The Colorado House of Representatives passed a bill to repeal the death penalty in Colorado Feb. 26, after five previous attempts failed over the last decade.
All that remains is a signature from Colorado Governor Jared Polis, then it is officially law. The governor has stated in the past that he would sign such a repeal.
Archbishop Samuel J. Aquila and Bishop Jorge H. Rodriguez have advocated strongly for the abolishment of the death penalty here in Colorado, citing the Church’s teachings regarding the dignity of life.
“The Catholic Church has long taught that every person, whether they are unborn, sick, or sinful, has a God-given dignity that cannot be erased or taken away,” Bishop Rodriguez said in a testimony before the House committee prior to the bill’s passage. “Yes, it can be marred, but it cannot be blotted out in the eyes of God.
“…even those who committed horrible crimes and are in prison are not outside of Christ’s mercy. In fact, he counts them as his ‘least brothers.’”
The bishop noted that while the families of victims may feel that justice is being served in the act of capital punishment, “the reality is that only God can offer true justice in eternity,” he said.
Bishop Rodriguez argued that the use of the death penalty speaks to a deeper problem of the rejection of human dignity, one that can open the floodgates to dangerous implications.
“Besides the fact that it cannot offer healing to victims and their loved ones, the use of the death penalty only adds to the cycle of violence,” he said. “What are we teaching our children? If we as a society accept the idea that it’s possible for someone to lose their human dignity and be executed, then it is only a short step to say that certain classes or types of people belong to this less-than-human group. History has shown that this is not outside the realm of possibility.”
Bishop Stephen J. Berg of the Diocese of Pueblo echoed Bishop Rodriguez in an op-ed penned for the Pueblo Chieftain.
“In my years as a priest, I have gone to visit prisoners in Texas and Colorado. I have seen how despite being hidden by the disfigurement of a life of sin and often suffering, every prisoner’s God-given dignity is waiting to be freed,” Bishop Berg wrote. “Indeed, I have witnessed the return to the faith of the most hardened criminals.
“The death penalty, while it might offer a sense of short-term justice, only adds to the cycle of violence and takes away this opportunity for conversion,” he continued. “Conversion and healing are also possible for the victims and their families. It is tempting to hold on to hatred for those who hurt you so deeply, but it consumes the lives of those who let it remain in their hearts. Instead, when the cycle of violence is interrupted by forgiveness and faith, the opportunity exists for healing and growth in charity for victims and their families. God is able to take a great evil and transform it into an even greater good.”
“Beyond the moral considerations, maintaining the death penalty and all the resources that this requires does not make economic sense. It would be far better if our state government was able to commit these resources to combating the root causes of violence.”

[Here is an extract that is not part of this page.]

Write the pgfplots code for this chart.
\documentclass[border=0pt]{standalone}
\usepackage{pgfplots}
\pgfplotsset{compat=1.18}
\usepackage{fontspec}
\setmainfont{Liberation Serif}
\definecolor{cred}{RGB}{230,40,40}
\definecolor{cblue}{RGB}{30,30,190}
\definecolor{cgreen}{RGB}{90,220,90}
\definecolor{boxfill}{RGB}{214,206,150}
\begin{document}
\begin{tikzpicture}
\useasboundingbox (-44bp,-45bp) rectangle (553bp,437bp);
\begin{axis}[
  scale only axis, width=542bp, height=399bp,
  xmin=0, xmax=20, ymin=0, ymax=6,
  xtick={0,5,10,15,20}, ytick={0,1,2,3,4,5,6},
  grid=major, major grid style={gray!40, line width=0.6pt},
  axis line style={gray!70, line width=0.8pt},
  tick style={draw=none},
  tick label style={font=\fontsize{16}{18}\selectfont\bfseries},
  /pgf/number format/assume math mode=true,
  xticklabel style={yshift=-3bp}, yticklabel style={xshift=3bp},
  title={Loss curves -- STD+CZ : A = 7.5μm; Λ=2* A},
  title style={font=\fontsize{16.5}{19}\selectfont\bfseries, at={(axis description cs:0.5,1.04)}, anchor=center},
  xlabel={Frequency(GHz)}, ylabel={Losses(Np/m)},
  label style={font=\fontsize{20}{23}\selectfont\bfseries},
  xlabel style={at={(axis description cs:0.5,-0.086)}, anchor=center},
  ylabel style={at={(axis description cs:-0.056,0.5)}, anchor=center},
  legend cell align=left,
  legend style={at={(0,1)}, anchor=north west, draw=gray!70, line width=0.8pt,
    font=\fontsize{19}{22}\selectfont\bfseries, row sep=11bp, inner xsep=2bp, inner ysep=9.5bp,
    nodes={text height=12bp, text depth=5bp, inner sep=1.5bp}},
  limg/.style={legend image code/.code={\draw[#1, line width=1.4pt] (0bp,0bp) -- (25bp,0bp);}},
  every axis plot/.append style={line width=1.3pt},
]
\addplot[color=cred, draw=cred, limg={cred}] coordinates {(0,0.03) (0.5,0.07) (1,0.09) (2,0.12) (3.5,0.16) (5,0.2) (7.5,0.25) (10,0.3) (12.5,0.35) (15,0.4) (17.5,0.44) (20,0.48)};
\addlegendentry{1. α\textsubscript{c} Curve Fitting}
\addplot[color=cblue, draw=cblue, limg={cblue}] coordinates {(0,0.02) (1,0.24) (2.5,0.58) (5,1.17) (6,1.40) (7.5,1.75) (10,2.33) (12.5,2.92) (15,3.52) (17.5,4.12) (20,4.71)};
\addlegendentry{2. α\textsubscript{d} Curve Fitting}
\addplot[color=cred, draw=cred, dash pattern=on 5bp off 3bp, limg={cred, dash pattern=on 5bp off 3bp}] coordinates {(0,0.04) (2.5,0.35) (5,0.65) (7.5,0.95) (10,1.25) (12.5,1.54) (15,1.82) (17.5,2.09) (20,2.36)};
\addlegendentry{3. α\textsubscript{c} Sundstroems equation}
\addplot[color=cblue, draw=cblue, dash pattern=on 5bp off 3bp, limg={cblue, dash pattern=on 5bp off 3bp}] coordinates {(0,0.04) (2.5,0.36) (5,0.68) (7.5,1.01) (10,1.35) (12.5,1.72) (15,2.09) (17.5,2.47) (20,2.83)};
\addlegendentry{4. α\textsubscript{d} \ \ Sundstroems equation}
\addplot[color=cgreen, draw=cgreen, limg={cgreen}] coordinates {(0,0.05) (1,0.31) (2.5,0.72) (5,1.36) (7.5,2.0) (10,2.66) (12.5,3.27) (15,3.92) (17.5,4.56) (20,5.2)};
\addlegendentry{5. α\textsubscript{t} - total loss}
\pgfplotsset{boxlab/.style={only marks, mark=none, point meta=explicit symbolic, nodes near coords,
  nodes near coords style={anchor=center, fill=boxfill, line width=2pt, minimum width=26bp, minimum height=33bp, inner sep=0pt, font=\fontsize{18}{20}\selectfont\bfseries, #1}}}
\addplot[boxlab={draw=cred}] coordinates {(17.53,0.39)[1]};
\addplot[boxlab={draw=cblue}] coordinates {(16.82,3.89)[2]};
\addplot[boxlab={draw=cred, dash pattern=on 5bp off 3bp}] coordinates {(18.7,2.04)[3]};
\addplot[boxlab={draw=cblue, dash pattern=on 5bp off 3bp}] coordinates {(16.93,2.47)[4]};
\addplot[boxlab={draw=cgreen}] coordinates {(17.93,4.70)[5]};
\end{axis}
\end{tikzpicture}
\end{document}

A similar bill was expected to pass during the 2019 legislative session, and had the Church’s and bipartisan support as it does this year, but it failed.
Colorado has executed a total of 101 people in its history, all of them males found guilty of murder. Yet, the state has only executed one person — in 1997 — since the Colorado Supreme Court reinstated capital punishment in 1975.
Presently, three men are on death row in Colorado. This repeal would apply to any sentencing after July 1, 2020.